Сейчас в Озинках – большой и крепкий приход, на воскресном богослужении – до 120 человек; приспособленного помещения уже не хватает, строится храм во имя Феодоровской иконы Божией Матери; настоятель – он же благочинный Архангельского округа Покровской епархии – уверен, что в Озинках будут действовать оба православных храма. За год отец Стахий проводит до полусотни просветительских, миссионерских мероприятий районного масштаба. В феврале, например, были Сретенские чтения – «Православная культура и молодежь»; отец Стахий выступал там с докладом «Истина – краткая этимология слова», потом еще было много выступающих… Триста километров степной дороги от Саратова, но чувства затерянности, оторванности от мира и уж тем более усталости от однообразия жизни у этого молодого батюшки нет: «Какое однообразие – столько дел!..»
– Периодически приходится читать о выгорании священников, это больная и обсуждаемая тема. Что нужно, чтобы не выгореть?
– Это вопрос доверия к Богу… Когда я еще в Саратове служил, я часто был на могилке у епископа Вениамина Милова (возглавлял Саратовскую епархию в 1955 году после многих арестов и ссылок; похоронен на Воскресенском кладбище, неофициально почитается многими саратовцами как святой – М.Б.). И молился, чтобы мне стать настоящим священником. А потом, читая его «Пастырское богословие», выписал: «Вдумчивое отношение к цели своей жизни и полная убежденность в исполнимости пастырского служения ведут к истинной пастырской деятельности». Вдумчивое отношение к цели – это ведь означает, что ты все время внутренне держишься истины. Иоанн Кронштадский писал – я на память знаю, потому что книгу «Моя жизнь во Христе» очень много, очень долго читал – «Истина есть основа для многоразличия всего, что сотворено. Пусть жизнь твоя нанизывается на истину как на некий стержень». Когда стержня нет, что происходит с человеком, со священником? Он строит-строит, делает-делает что-то большое, важное, а потом вдруг впадает – на медицинском языке, – в депрессию, а на самом деле в уныние и отчаяние. Ему плохо, и он начинает от этого физически болеть, и мучить всех вокруг себя. Ему бы вспомнить то, что Василий Великий сказал: не великие дела угодны Богу, а великая любовь, с которой они должны делаться. Если человек делает дело из самоугодия, из человекоугодия, он сломается, или выгорит. Я не только о других, я сталкивался с этим в самом себе. Бывает раздражение, усталость после какого-то дела, после мероприятия…А почему? Потому что я делал это для своей гордыни. Я был побуждаем к внешнему доброделанию не смирением, а чем-то чуждым Богу.. А если не поленишься, углубишься в себя, исправишь в себе эти внутренние причины, то достигнешь уже определенного ведения, получишь определенный опыт, преодолеешь страсть, и почувствуешь благодать Божию.

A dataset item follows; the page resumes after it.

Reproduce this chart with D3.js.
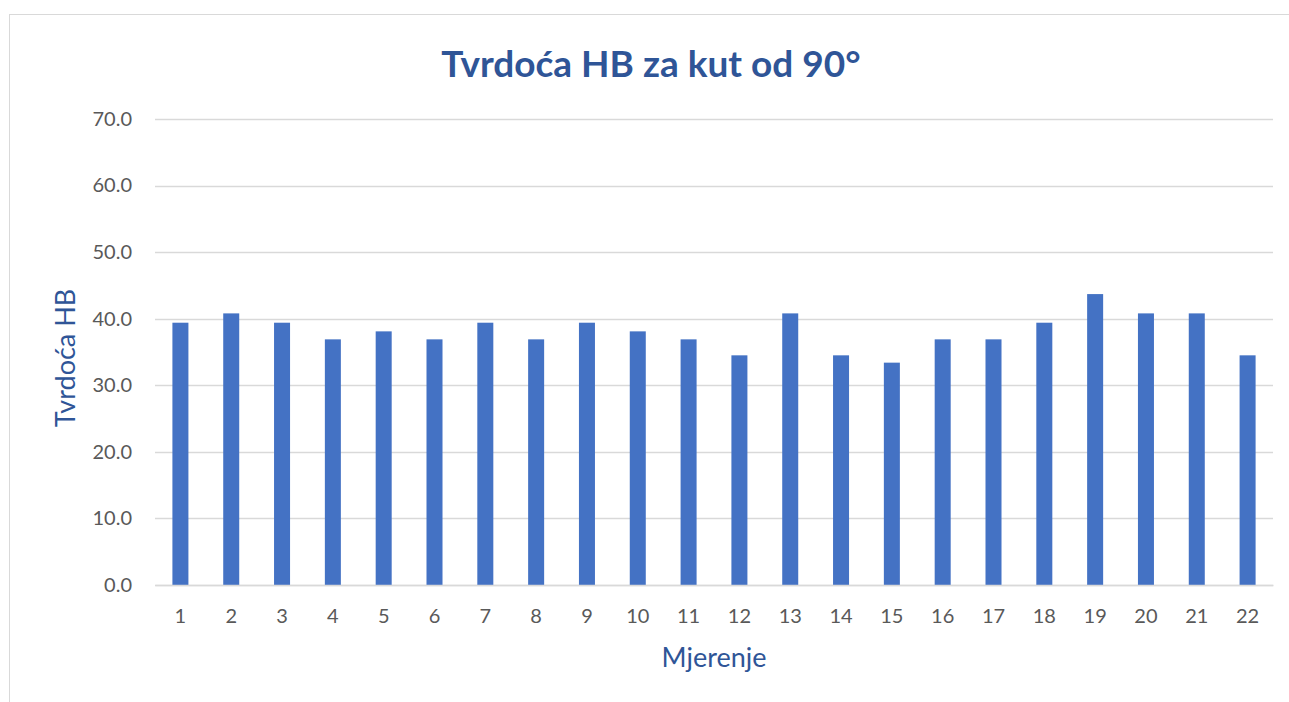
<!DOCTYPE html>
<html>
<head>
<meta charset="utf-8">
<script src="https://cdn.jsdelivr.net/npm/d3@7"></script>
<style>
  body { margin: 0; background: #fff; }
  text { font-family: Lato, "Open Sans", sans-serif; }
</style>
</head>
<body>
<div id="chart"></div>
<script>
var measurements = ["1","2","3","4","5","6","7","8","9","10","11","12","13","14","15","16","17","18","19","20","21","22"];
var hardness = [39.4, 40.8, 39.4, 36.9, 38.1, 36.9, 39.4, 36.9, 39.4, 38.1, 36.9, 34.5, 40.8, 34.5, 33.4, 36.9, 36.9, 39.4, 43.7, 40.8, 40.8, 34.5];
var yTicks = [0, 10, 20, 30, 40, 50, 60, 70];

var svgWidth = 1289;
var svgHeight = 702;

var margin = { top: 119, right: 16, bottom: 117, left: 155 };
var width = svgWidth - margin.left - margin.right;
var height = svgHeight - margin.top - margin.bottom;

var svg = d3.select("#chart")
    .append("svg")
    .attr("width", svgWidth)
    .attr("height", svgHeight);

// chart border
svg.append("rect")
    .attr("x", 9.5)
    .attr("y", 14.5)
    .attr("width", svgWidth + 10)
    .attr("height", svgHeight + 10)
    .attr("fill", "none")
    .attr("stroke", "#d9d9d9")
    .attr("stroke-width", 1);

var chartGroup = svg.append("g")
    .attr("transform", `translate(${margin.left}, ${margin.top})`);

var xScale = d3.scaleBand()
    .domain(measurements)
    .range([0, width])
    .paddingInner(0.685)
    .paddingOuter(0.3425);

var yScale = d3.scaleLinear()
    .domain([0, 70])
    .range([height, 0]);

// gridlines
chartGroup.selectAll(".grid")
    .data(yTicks)
    .enter()
    .append("line")
    .attr("x1", 0)
    .attr("x2", width)
    .attr("y1", d => Math.round(yScale(d)) + 0.5)
    .attr("y2", d => Math.round(yScale(d)) + 0.5)
    .attr("stroke", "#d9d9d9")
    .attr("stroke-width", 1.5);

// y tick labels
var leftAxis = d3.axisLeft(yScale)
    .tickValues(yTicks)
    .tickFormat(d3.format(".1f"))
    .tickSize(0)
    .tickPadding(23);

var yAxisG = chartGroup.append("g").call(leftAxis);
yAxisG.select(".domain").remove();
yAxisG.selectAll("text")
    .attr("fill", "#595959")
    .style("font-size", "20px")
    .style("font-family", "Lato, sans-serif");

// bars
chartGroup.selectAll(".bar")
    .data(hardness)
    .enter()
    .append("rect")
    .attr("x", (d, i) => xScale(measurements[i]))
    .attr("y", d => yScale(d))
    .attr("width", xScale.bandwidth())
    .attr("height", d => height - yScale(d))
    .attr("fill", "#4472c4");

// x axis
var bottomAxis = d3.axisBottom(xScale)
    .tickSize(0)
    .tickPadding(24);

var xAxisG = chartGroup.append("g")
    .attr("transform", `translate(0, ${height})`)
    .call(bottomAxis);
xAxisG.select(".domain")
    .attr("stroke", "#d9d9d9")
    .attr("stroke-width", 1.5);
xAxisG.selectAll("text")
    .attr("fill", "#595959")
    .style("font-size", "20px")
    .style("font-family", "Lato, sans-serif");

// title
svg.append("text")
    .attr("x", 651)
    .attr("y", 77)
    .attr("text-anchor", "middle")
    .attr("fill", "#2f5597")
    .style("font-size", "37px")
    .style("font-weight", "bold")
    .text("Tvrdoća HB za kut od 90°");

// axis labels
svg.append("text")
    .attr("transform", "translate(75, 358) rotate(-90)")
    .attr("text-anchor", "middle")
    .attr("fill", "#2f5597")
    .style("font-size", "27px")
    .text("Tvrdoća HB");

svg.append("text")
    .attr("x", 714)
    .attr("y", 667)
    .attr("text-anchor", "middle")
    .attr("fill", "#2f5597")
    .style("font-size", "27px")
    .text("Mjerenje");
</script>
</body>
</html>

Можно сказать и иначе, наверное. Наш сельский священник, если он, при всех его человеческих слабостях и недостатках, все же священник, а не случайный в этом деле человек – он просто роскоши себе такой позволить не может – выгорать. От многих наших сельских священников мне приходилось слышать, что в более комфортных условиях, на большом и устоявшемся городском приходе можно маскироваться, скрывать внутреннюю опустошенность за привычной внешней деятельностью. В постоянном многолюдье и сутолоке редкий прихожанин заглянет батюшке в глаза. А в степном селе, в глухом лесном райцентре каждый, преодолевший уныние и пришедший в храм – только в эти глаза и смотрит.